Dessas três sociedades angolanas que controlam a Unitel com 75% do capital social, a Geni e a Mercury estarão ligadas a Isabel dos Santos e à petrolífera Sonangol, enquanto que a Vidatel é uma sociedade offshore com sede na Ilhas Virgens Britânicas, não se conhecendo os seus donos.

As raízes do conflito entre PT/Oi e Unitel

Os brasileiros da Oi herdaram um conflito que existe desde 2009 entre a ex-PT (hoje Pharol) e a Unitel, sendo certo que a posição acionista da operadora portuguesa na sociedade angolana foi adquirida em 2000.

Comecemos por uma pergunta: qual a razão para ser a secção de arbitragem do Tribunal de Comércio de Paris a resolver este diferendo entre a PT/Oi e a Unitel? Porque o acordo parassocial assinado entre as partes fixa em exclusivo a jurisdição na mediação de qualquer conflito na arbitragem internacional daquele tribunal.

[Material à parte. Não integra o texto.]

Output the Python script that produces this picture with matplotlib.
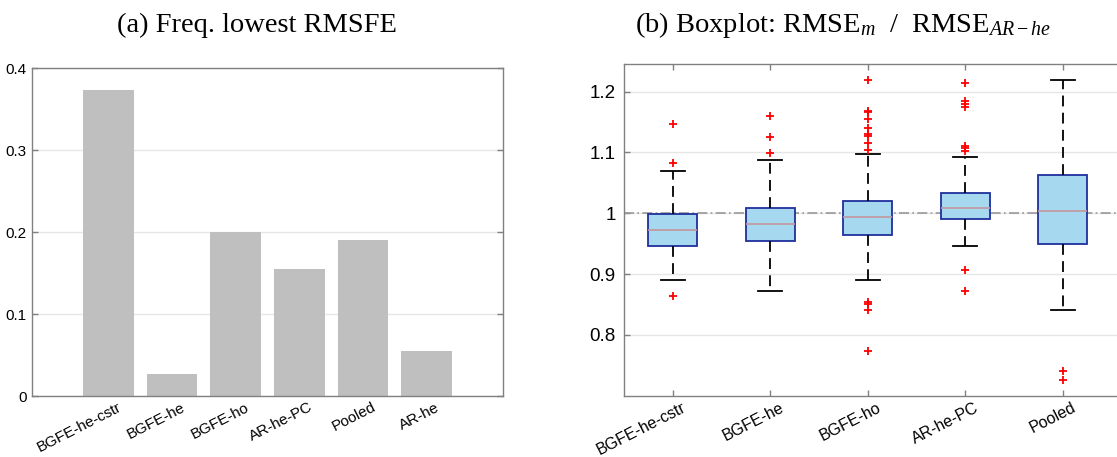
import matplotlib
matplotlib.use("Agg")
import matplotlib.pyplot as plt
from matplotlib.transforms import ScaledTranslation

# ---- data ----
bar_models = ['BGFE-he-cstr', 'BGFE-he', 'BGFE-ho', 'AR-he-PC', 'Pooled', 'AR-he']
freq_lowest = [0.373, 0.027, 0.200, 0.155, 0.190, 0.055]

box_models = ['BGFE-he-cstr', 'BGFE-he', 'BGFE-ho', 'AR-he-PC', 'Pooled']
whislo = [0.890, 0.872, 0.891, 0.946, 0.841]
q1 = [0.946, 0.954, 0.964, 0.990, 0.950]
med = [0.972, 0.982, 0.994, 1.009, 1.003]
q3 = [0.999, 1.009, 1.020, 1.033, 1.063]
whishi = [1.070, 1.088, 1.098, 1.092, 1.219]
outliers = [
    [1.146, 1.083, 0.864],
    [1.160, 1.126, 1.099],
    [1.219, 1.168, 1.166, 1.155, 1.140, 1.131, 1.127, 1.115, 1.104,
     0.854, 0.851, 0.841, 0.774],
    [1.214, 1.185, 1.180, 1.175, 1.111, 1.107, 1.103, 0.906, 0.872],
    [0.740, 0.725],
]

plt.rcParams['font.family'] = ['Liberation Sans', 'DejaVu Sans']
plt.rcParams['mathtext.fontset'] = 'custom'
plt.rcParams['mathtext.rm'] = 'Liberation Serif'
plt.rcParams['mathtext.it'] = 'Liberation Serif:italic'

W, H = 1117, 457
fig = plt.figure(figsize=(W / 100, H / 100), dpi=100)

SPINE = '#808080'
GRID = '#e6e6e6'


def matlab_style(ax):
    for s in ax.spines.values():
        s.set_color(SPINE)
        s.set_linewidth(1.0)
    ax.tick_params(direction='in', color=SPINE, length=4, width=1)
    ax.grid(axis='y', color=GRID, linewidth=1)
    ax.set_axisbelow(True)


def shift_xlabels(ax, dx_px):
    off = ScaledTranslation(dx_px / 100, 0, fig.dpi_scale_trans)
    for lab in ax.get_xticklabels():
        lab.set_transform(lab.get_transform() + off)


# ---- (a) bar chart ----
ax1 = fig.add_axes([32 / W, 1 - 396 / H, 471 / W, 328 / H])
pos = list(range(1, len(bar_models) + 1))
ax1.bar(pos, freq_lowest, width=0.8, color='#bfbfbf', edgecolor='none')
ax1.set_xlim(-0.2, 7.2)
ax1.set_ylim(0, 0.4)
ax1.set_yticks([0, 0.1, 0.2, 0.3, 0.4])
ax1.set_yticklabels(['0', '0.1', '0.2', '0.3', '0.4'], fontsize=11)
ax1.set_xticks(pos)
ax1.set_xticklabels(bar_models, rotation=27, ha='right', rotation_mode='anchor',
                    fontsize=11)
matlab_style(ax1)
ax1.tick_params(axis='y', right=True, pad=4)
ax1.tick_params(axis='x', length=0, pad=3)
shift_xlabels(ax1, 9)

# ---- (b) boxplot ----
ax2 = fig.add_axes([624 / W, 1 - 395.7 / H, (1125 - 624) / W, 331.4 / H])
stats = []
for i in range(len(box_models)):
    stats.append(dict(label=box_models[i], whislo=whislo[i], q1=q1[i], med=med[i],
                      q3=q3[i], whishi=whishi[i], fliers=outliers[i]))
ax2.axhline(1.0, color='#999999', linestyle=(0, (6, 2, 1, 2)), linewidth=1.2, zorder=1)
ax2.bxp(stats, positions=range(1, len(box_models) + 1), widths=0.5,
        patch_artist=True, showfliers=True,
        boxprops=dict(facecolor='#a6d9ef', edgecolor='#1f2f9c', linewidth=1.3),
        medianprops=dict(color='#c4959e', linewidth=1.2),
        whiskerprops=dict(color='black', linestyle=(0, (6, 3.5)), linewidth=1.3),
        capprops=dict(color='black', linewidth=1.3),
        capwidths=0.25,
        flierprops=dict(marker='+', markeredgecolor='red', markersize=5.5,
                        markeredgewidth=1.3, linestyle='none'))
ax2.set_xlim(0.5, 0.5 + (1125 - 624) / 97.5)
ax2.set_ylim(0.70, 1.245)
ax2.set_yticks([0.8, 0.9, 1.0, 1.1, 1.2])
ax2.set_yticklabels(['0.8', '0.9', '1', '1.1', '1.2'], fontsize=13.5)
ax2.set_xticks(range(1, len(box_models) + 1))
ax2.set_xticklabels(box_models, rotation=27, ha='right', rotation_mode='anchor',
                    fontsize=11.5)
matlab_style(ax2)
ax2.tick_params(axis='x', top=True, pad=3)
ax2.tick_params(axis='y', right=True, pad=6)
shift_xlabels(ax2, 9)

# ---- titles (subfigure captions) ----
fig.text(257 / W, 1 - 25 / H, '(a) Freq. lowest RMSFE', ha='center', va='center',
         family='Liberation Serif', fontsize=20.5)
fig.text(843 / W, 1 - 25 / H, r'(b) Boxplot: RMSE$_{m}$  /  RMSE$_{AR-he}$',
         ha='center', va='center', family='Liberation Serif', fontsize=20.5)

fig.savefig('out.png', dpi=100)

O conflito entre a PT e a Unitel remonta a 2007. Tudo terá começado quando a empresa portuguesa criou uma subholding chamada Africatel (que é detida a 75% pela PT Ventures, hoje da Oi) para juntar todas as participações que detinha em empresas africanas e decidiu vender 25% dessa sociedade a um fundo nigeriano chamado Helios. A Unitel alega que essa venda foi feita sem o seu prévio conhecimento e respectiva aprovação, tal como seria imposto pelo acordo parassocial.

A partir daí, a Unitel entrou em mercados onde a operadora nacional tinha interesses como Cabo Verde e São Tomé e Príncipe sem consultar a PT, fez um acordo com a ZON (então concorrente da PT) para criar a marca ZAP (operadora de TV por satélite) em Angola e em Moçambique, obstaculizou a nomeação de administradores representantes da empresa portuguesa e recusou-se a pagar dividendos à ex-PT desde 2011. Daí a queixa da ex-PT, hoje Pharol, no Tribunal de Comércio de Paris.

A Unitel, e a Helios, por seu lado, alegam que a passagem dos ativos da Africatel para a Oi violou os respetivos acordos parassociais que tinham assinado com a PT, visto que alegadamente se verificou uma alteração na estrutura acionista. Por outro lado, as empresas africanas alegam ainda que detinham direitos de preferência sobre as participações da PT. Também estas acusações estão a ser dirimidas em Paris.

Desde que tomou a posição na PT Ventures que a Oi pretende vender a participação que detém na Africatel e resolver os conflitos que existem com a Unitel. Além de ter assumido oficialmente que está vendedora, a operadora iniciou mesmo negociações com Isabel dos Santos para a venda da sua participação de 25% na Unitel por um valor de 1,2 mil milhões de euros, segundo notícias da imprensa brasileira citadas pelo Diário Económico. Acordo esse que colocaria o ponto final em todos os conflitos existentes.